I thought weaning would be hard and require lots of tantrums and long discussions about being a big boy. Instead, "all gone" seems to suffice. LE isn't sad. He isn't devastated or traumatized or bereft or forlorn or anxious or feeling abandoned.
Me, on the other hand...
5 comments:
I've got tears in my eyes. It's tough, isn't it? Even though, you know it's the right time to stop, it's still difficult to get used to, especially when it is just no big deal for the kid.
Well done, you've definitely done your stint. Now celebrate, get drunk in the afternoon!
I am INSANELY jealous if this has really proven so easy. And I may steal, "all gone." But I don't think it will fly so well. I have a blog post in me about this but the shorthand is that yesterday I refused him nursing for the first time and it was a GIANT shitstorm of rage. I am in for it.
I know it is sad. I cried already and I have a ways to go. Definitely do something to celebrate. One of my friends bakes a big BOOB cake for every woman who finishes nursing, which is awesome.
It's really weird to get used to. I don't think I could have done it if the antibiotics hadn't made my milk into baby poison. He's still asking for milk but there has not been a single milk-related tantrum. Now I'm starting to wonder what else is, in fact, MY big deal and not HIS big deal.
Getting drunk is tempting. At the moment I'm just enjoying not having to worry about taking aspirin or decongestants that have been banned in the US.
Bri, I could have done with a cake. All I got was some eye-rolling from BE when I told him I'm upset about this, though I'm sure MIL will also have some choice comments I'm not allowed to smack her for. I haven't had a chance to read your blog in awhile (moving house, internet guys who say they're coming then don't turn up and shut their phones off, that sort of thing), but LE also threw major shitfits about being refused a breast, his most recent only about 5 days before he got weaned. So I was TOTALLY shocked it went as well as it did. I think the little monkey gets way more than he lets on.
I totally told Kian that the milk was gone! Now that it's been a few months, I'm starting to introduce the idea that it will be back for baby brother, but that big boys drink from cups. And Kian also has a dolly that he nurses himself. I weaned him back in Jan./Feb. but it is only recently that he stopped asking: "can I nurse? Just a little bit?" at least once a day. Just enough to make me feel guilty, then he'd move on. I definitely shed more tears over the whole thing than he did. A big huge cry fest (not in front of him) when I really decided to go through with it. My big motivator, of course, was being pregnant.

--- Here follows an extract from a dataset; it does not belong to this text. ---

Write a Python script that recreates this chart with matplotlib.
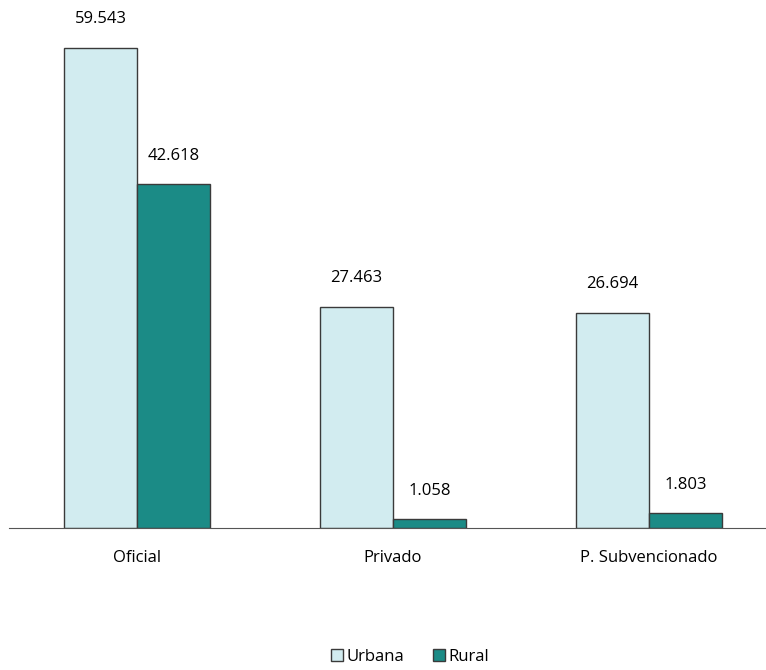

Glad to hear it's gone well for you.
Thanks, Melissa. I think the hard part is starting now that the antibiotics are finished and there is still milk. Now it's down to me sticking to my guns. I have no idea how long the milk will be there, but I checked last night and some shot into my eye. I can't believe there's still enough to shoot!
I think it's so lovely that our boys associate nursing and nurturing like that, and do the same to their toys. You hear about kids acting out awful things that have happened to them on their toys, but you never hear about the sweet things.